L’Assemblée Nationale a adopté en nouvelle lecture, le 22 janvier 2020, la proposition de loi portée par Madame Laetitia AVIA visant à lutter contre les propos haineux sur internet.
Si la lutte contre toute forme de diffusion de contenus haineux est un impératif indiscutable, il faut toutefois interroger les termes de ce texte qui porte les germes d’une extraordinaire atteinte à la liberté d’expression par une incitation immodérée à la censure généralisée.
Plusieurs institutions et associations, telles que le Conseil National des Barreaux, le Conseil National du Numérique, La Quadrature du Net ou la Ligue des Droits de l’Homme alertaient récemment encore, avec le Syndicat des Avocats de France, du « risque » que cette loi « ferait encourir à nos libertés publiques ».

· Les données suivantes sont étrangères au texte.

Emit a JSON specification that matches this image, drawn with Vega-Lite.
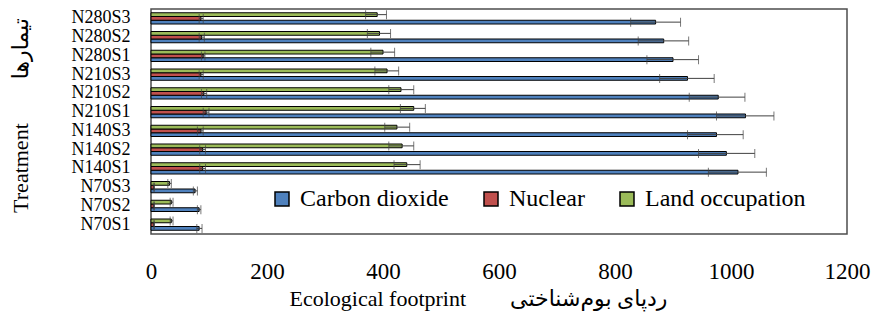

La version issue des débats de l’Assemblée n’y a rien changé.
Ainsi il est toujours prévu de privatiser le contrôle des publications sur internet en confiant à des opérateurs privés le soin de définir ce qui excède ou non de la liberté d’expression, alors que cette mission constitue un enjeu majeur dans une démocratie. Le refus de retrait de contenu haineux sera sanctionné pénalement d’une lourde amende (250.000 euros) invitant ces industries à une censure zélée.
Le juge judiciaire, gardien des libertés individuelles, n’interviendra quant à lui qu’après la décision de retrait et qu’autant que l’auteur de la publication en conteste la légitimité. Alors que la demande de retrait doit être examinée sous 24 heures (sous 1 heure dans certaines circonstances !), les juridictions ne disposent d’aucun délai spécifique pour répondre, y compris en référé ; de nouveau, l’exercice et la préservation d’un droit fondamental est sacrifié sur l’autel de considérations budgétaires.
Dans le même temps, l’Assemblée Nationale valide une nouvelle coquetterie judiciaire en créant un Parquet et une juridiction spécialisée, chargée du traitement de certaines infractions commises sur Internet. Avec l’aval du Gouvernement, se poursuit donc l’entreprise de centralisation de contentieux spécifiques et de destruction du maillage judiciaire français ; processus qui ne semble trouver aucune limite.
Cette proposition de loi poursuit son chemin et repart maintenant devant le Sénat.
Avant son examen par le Sénat, le 26 février prochain, le Syndicat des Avocats de France rappelle que la liberté d’expression n’est pas qu’une idée mais est un des fondements et une des garanties de la démocratie et que des opérateurs privés, menacés économiquement, ne vaudront jamais des juges indépendants.